Baylor officials said they knew only that Ukwuachu had a rocky relationship with a girlfriend and had been depressed before the school signed him.
That fall, Ukwuachu met a female freshman at Baylor. On homecoming weekend in October, she would later testify, she went to his apartment and he raped her.
Ukwuachu said the sex was consensual.
A few days after the incident, trial records show, a Baylor dean — Starr’s chief judicial officer — began an investigation that was confidential under Title IX. It was one of 13 sexual-assault investigations the dean did that year, she would later testify.
She contacted Boise State, and interviewed Ukwuachu, his roommate, the freshman accuser, and one of the accuser’s friends.
As Baylor was investigating Ukwuachu and prosecutors were preparing to take Elliott to trial in Waco, Baylor’s regents gave Starr and Briles votes of confidence.
The regents extended Starr’s contract as president and named him chancellor, a title that charged him with building Baylor’s reputation abroad. They also voted to extend Briles’ contract for 10 years.
Today, Briles is one of the nation’s highest-paid college football coaches, with annual compensation of almost $6 million, according to Baylor’s latest tax records. Starr is paid more than $1 million.
Increased success and publicity in sports led to a boost in enrollment as Baylor welcomed its largest freshman class in the fall of 2013.
Off the field and on
Early in 2014, a jury found Tevin Elliott guilty of sexual assault. During his trial, four women testified that Elliott had sexually assaulted them, and prosecutors told jurors another woman had reported a similar attack.
Elliott, 24, is serving a 20-year prison sentence. He has maintained his innocence.
In June, a grand jury indicted Ukwuachu on sexual-assault charges.
By fall, Baylor was headed for one of its best football seasons ever, playing its first football game in brand-new McLane Stadium.
That November, Baylor hired its first full-time Title IX coordinator — three years after the federal government urged universities to appoint one.
On Dec. 6, Baylor beat Kansas State at home to win its second Big 12 football championship in a row.
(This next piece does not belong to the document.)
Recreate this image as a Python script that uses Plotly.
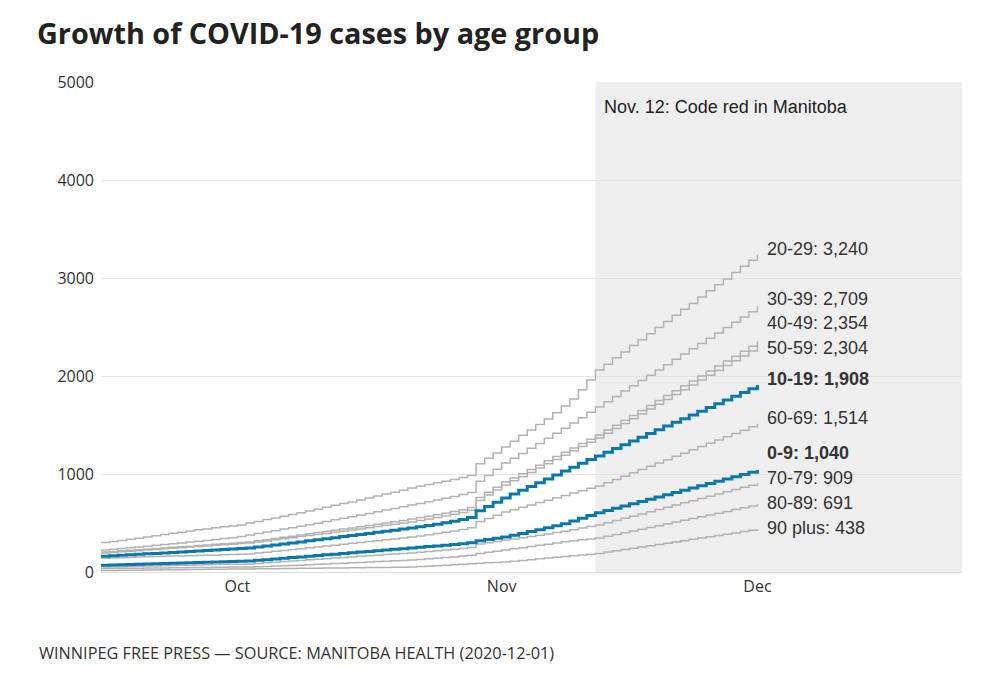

Two days later, Starr gushed with pride in a letter to the “Baylor Nation”:
“From those who set an attendance record of nearly 48,000 to the hundreds of thousands of green-and-gold-clad alumni and friends of Baylor watching around the world, resounding voices near and far rose up to form a collective song of exuberance on a magical night.”
‘An ongoing situation’
The public didn’t learn about the accusations against Ukwuachu until the day before the football team started preseason training in 2015, when the Waco Tribune-Herald reported it. But Briles apparently knew.
“That’s been an ongoing situation for I don’t know, a year-and-a-half probably,” the coach told reporters. “I like the way we’ve handled it as a university, an athletic department and a football program.”
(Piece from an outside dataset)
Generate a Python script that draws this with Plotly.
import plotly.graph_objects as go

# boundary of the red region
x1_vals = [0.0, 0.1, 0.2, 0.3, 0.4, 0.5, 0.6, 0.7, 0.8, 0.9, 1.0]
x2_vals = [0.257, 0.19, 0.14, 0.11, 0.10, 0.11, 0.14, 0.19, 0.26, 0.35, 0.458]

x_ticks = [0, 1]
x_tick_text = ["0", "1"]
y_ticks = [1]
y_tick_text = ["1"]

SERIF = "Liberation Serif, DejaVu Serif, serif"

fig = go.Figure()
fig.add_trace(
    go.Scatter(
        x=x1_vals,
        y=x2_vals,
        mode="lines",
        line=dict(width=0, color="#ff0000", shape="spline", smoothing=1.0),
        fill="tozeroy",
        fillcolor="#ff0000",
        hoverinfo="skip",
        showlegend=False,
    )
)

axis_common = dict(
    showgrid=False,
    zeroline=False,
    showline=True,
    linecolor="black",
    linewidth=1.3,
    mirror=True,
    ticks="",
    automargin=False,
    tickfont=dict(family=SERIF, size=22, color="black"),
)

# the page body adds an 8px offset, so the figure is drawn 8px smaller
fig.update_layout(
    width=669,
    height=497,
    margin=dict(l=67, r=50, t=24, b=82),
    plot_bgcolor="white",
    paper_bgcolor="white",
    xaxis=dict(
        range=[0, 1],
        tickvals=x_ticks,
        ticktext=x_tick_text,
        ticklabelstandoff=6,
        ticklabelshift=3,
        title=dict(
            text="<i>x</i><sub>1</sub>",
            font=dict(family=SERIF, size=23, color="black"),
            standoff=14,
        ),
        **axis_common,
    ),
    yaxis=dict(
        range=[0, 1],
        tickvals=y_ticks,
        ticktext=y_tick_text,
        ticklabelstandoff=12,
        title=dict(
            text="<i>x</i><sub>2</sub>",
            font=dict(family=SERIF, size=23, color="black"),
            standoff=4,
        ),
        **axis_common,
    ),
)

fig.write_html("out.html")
Two weeks later, the woman who accused Ukwuachu testified in court that Baylor didn’t make accommodations for her after the rape. She — not Ukwuachu — had to rearrange her class schedule to avoid seeing him. Suffering from post-traumatic stress disorder, she lost her scholarship and transferred to another school.
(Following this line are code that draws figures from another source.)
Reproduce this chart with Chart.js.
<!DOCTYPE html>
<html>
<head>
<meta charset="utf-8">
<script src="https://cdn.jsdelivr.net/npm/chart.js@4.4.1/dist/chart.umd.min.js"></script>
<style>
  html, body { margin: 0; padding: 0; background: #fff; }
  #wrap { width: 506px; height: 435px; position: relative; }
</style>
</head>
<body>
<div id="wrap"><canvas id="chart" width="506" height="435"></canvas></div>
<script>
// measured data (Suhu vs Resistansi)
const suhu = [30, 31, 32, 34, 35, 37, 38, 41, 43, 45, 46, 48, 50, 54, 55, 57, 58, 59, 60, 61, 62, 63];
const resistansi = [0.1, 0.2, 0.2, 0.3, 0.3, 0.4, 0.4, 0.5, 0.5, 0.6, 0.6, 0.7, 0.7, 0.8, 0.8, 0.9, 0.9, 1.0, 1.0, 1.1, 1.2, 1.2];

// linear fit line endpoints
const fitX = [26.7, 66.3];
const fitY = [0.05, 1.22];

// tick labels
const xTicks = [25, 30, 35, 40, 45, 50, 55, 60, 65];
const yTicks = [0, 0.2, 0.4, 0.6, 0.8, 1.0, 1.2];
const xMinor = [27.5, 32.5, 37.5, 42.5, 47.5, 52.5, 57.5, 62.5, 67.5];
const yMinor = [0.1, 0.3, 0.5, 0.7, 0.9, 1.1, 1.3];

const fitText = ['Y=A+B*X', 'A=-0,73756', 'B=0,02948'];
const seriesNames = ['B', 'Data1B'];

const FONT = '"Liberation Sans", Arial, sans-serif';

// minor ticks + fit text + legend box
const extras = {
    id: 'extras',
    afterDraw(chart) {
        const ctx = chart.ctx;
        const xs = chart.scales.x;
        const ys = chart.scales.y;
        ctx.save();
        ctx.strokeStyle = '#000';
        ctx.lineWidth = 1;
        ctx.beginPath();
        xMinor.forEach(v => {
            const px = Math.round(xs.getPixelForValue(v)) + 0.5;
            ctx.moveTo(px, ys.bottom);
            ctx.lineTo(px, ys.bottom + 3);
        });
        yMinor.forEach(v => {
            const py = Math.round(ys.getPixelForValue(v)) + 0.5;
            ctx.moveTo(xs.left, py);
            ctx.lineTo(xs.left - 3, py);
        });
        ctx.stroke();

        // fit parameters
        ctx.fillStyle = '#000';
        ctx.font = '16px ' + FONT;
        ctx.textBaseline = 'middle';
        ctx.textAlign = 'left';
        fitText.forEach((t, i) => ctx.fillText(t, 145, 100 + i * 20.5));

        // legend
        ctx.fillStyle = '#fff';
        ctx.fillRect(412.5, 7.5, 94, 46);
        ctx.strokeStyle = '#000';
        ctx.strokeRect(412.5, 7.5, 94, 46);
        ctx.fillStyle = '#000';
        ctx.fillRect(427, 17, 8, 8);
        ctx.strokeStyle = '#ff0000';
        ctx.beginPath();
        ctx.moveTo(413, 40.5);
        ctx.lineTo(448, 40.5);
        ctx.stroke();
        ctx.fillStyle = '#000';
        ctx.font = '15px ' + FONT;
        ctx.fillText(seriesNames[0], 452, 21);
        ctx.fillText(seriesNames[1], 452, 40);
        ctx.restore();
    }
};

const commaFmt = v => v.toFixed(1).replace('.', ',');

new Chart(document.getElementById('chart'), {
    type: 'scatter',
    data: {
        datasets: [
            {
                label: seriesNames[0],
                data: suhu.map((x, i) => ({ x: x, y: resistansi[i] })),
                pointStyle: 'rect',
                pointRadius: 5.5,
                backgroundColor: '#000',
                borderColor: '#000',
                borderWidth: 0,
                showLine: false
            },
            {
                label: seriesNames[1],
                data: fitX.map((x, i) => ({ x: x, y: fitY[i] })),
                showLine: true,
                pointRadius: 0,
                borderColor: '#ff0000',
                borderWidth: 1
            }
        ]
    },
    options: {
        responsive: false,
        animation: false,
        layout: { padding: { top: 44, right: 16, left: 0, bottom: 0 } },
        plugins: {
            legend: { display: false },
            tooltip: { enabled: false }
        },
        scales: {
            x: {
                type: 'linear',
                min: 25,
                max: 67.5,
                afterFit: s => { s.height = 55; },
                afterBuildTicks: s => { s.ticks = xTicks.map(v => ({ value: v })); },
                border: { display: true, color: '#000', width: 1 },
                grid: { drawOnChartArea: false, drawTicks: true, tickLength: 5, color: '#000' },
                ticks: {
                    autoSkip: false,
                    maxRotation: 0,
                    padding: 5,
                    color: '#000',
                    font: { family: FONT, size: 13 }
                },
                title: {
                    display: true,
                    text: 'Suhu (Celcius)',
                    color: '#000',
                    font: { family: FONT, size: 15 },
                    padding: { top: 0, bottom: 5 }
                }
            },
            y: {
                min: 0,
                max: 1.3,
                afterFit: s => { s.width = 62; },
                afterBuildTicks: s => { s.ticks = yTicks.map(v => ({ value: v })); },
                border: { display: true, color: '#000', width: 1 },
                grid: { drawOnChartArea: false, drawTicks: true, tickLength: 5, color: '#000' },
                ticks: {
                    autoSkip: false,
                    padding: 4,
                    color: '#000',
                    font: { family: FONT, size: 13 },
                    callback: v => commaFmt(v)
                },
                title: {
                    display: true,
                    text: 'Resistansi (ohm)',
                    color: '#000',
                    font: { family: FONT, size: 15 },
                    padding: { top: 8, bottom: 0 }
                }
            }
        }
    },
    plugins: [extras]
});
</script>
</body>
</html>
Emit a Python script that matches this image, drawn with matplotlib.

During the trial, the dean who had investigated the incident for Baylor testified she had cleared Ukwuachu — allowing him to remain on campus and earn his Baylor diploma.
But prosecutors slammed Baylor’s internal investigation — saying it was cursory and unprofessional — and the judge decided the jury shouldn’t hear it.
At the end of the four-day trial, the jury found Ukwuachu guilty. He was sentenced to jail and probation; his appeal is pending.
A media uproar quickly followed: How could Baylor have cleared Ukwuachu when the jury found him guilty? Was Baylor doing all it could to ensure the safety of its students?
Suddenly, all eyes were on Starr.
Two weeks after the trial, on the eve of the football team’s season opener, Starr sought to explain in a letter to Baylor Nation.
“Some have concluded that we could have done more,” he wrote. “It is also important to acknowledge why we may not have known more.”
He claimed his judicial officer didn’t have the same authority as a prosecutor because she couldn’t put people under oath. But the law doesn’t require his judicial officer to be convinced beyond a reasonable doubt — only to conclude it’s more likely than not that the victim was telling the truth.
Starr also maintained that “under governing law, universities typically must complete their investigations in 60 calendar days.”
The reality is less stringent.
“There’s no violation of the law if a reasonable investigation takes longer,” said Samuel Bagenstos, a law professor at the University of Michigan and former civil rights attorney with the U.S. Department of Justice. “In fact, the failure to conduct a reasonable investigation just because it might take longer than 60 days would itself be a violation.”
Since that letter, Starr hasn’t offered much more detail about the case.
Faculty members say they are waiting for the report, which they hope will be made public.
“I would like to think that yes, the report would be released and that we know what happened,” said engineering professor Byron Newberry. He said Starr’s concern seemed genuine.
Difficult year
This year, things have gotten worse for Baylor. In February, ESPN aired interviews with several women who said Elliott had raped them. A few days later, a student unhappy with how Baylor handled her rape complaint in early 2015 organized the vigil.
Starr issued statements — one just hours before the Super Bowl — expressing sympathy for survivors of sexual violence and reiterating that he wanted to refrain from commenting about Baylor practices until the review was complete.
In March, a fraternity president was arrested and accused of sexual assault. Oakman was arrested on a sexual-assault charge in early April; reports that he beat his former girlfriend in 2013 surfaced just weeks later.
Meanwhile, it’s still unclear how prevalent sexual assault is at Baylor.
The News asked Baylor’s police department for sexual-assault reports, under a state law that makes private-school law enforcement records public. The university, citing federal student privacy rules, asked the Texas attorney general for an opinion on whether it can withhold the reports. A decision is pending.
The school’s Title IX official says more women are reporting incidents but would not provide statistics.
The university has boosted its counseling services and ordered training on what constitutes sexual violence.
But students think much more needs to be done. Baylor’s first priority needs to be the victims of sexual assaults, said Dakota Bellow, a sophomore from Houston: “Their traumas, at the end of the day, are far more important than the university’s reputation.”